Une maman, c’est celle qui voit son enfant qui grandit, de ses premiers pas, à son premier job, elle l’accompagne dans toutes les étapes de sa vie. Mais, c’est celle qui voit aussi qu’elle vieillit, lorsqu’un jour, un enfant l’appelle « mamie. » Une maman, c’est celle qui n’est pas parfaite, qui fait des erreurs, qui crie, qui punit, parfois à contrecœur. Mais celle qui n’en reste pas moins la personne qui nous pardonne tout, et pour notre bonheur, donnerait sa vie.
Alors, pour ma maman , et toutes les mamans du monde qui font de leur mieux chaque jour : Merci. »

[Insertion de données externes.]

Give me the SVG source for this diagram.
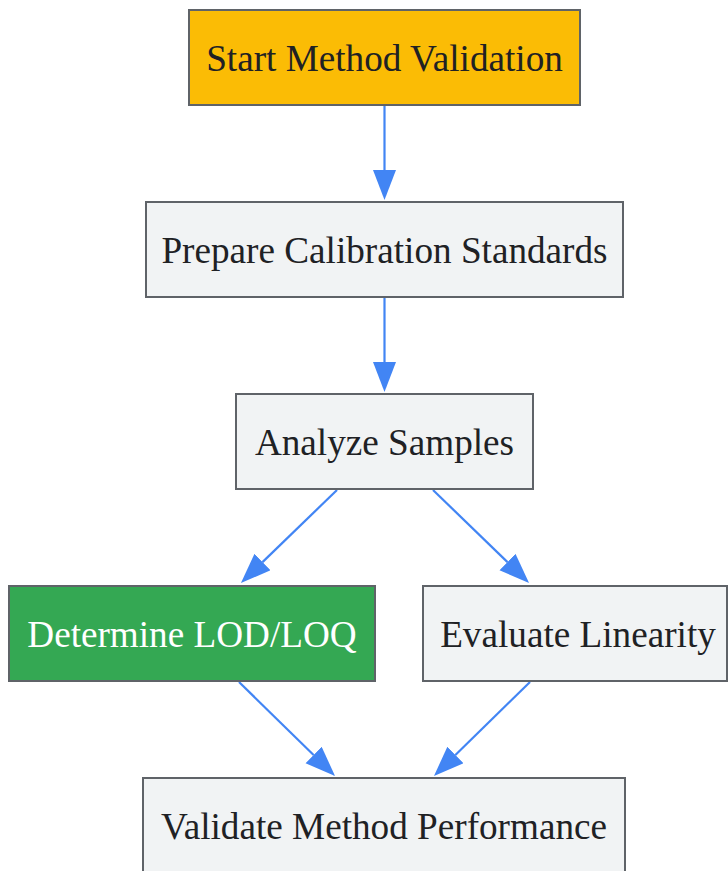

Elle en a reçu de l’amour mamie Jane. Je suis heureuse qu’elle ai pu terminer sa vie entourée de cette façon là, la maladie met la pagaille dans le cœur et dans la tête, et s’accrocher à un sourire permet d’adoucir les journées qui peuvent être longues, lorsque la seule issue reste la mort pour être en paix.
Mais moi je n’oublierai jamais cette journée où la lumière a jailli de son esprit. Cette lumière que rien ne pouvait refaire briller, et il a suffit d’un biscuit, pour tout réaligner. J’aurais aimé figer ce moment à tout jamais, je ne la voyais plus malade, elle était comme réanimée. Je suis heureuse d’avoir assisté à ce magnifique moment, qui a été un cadeau pour mes yeux et mon cœur. Elle était courageuse de mener un combat qu’elle perdrait forcément.
Mamie Jane est morte avec l’âme en fleur, grâce au goût de l’enfance, que lui a offert ce petit beurre.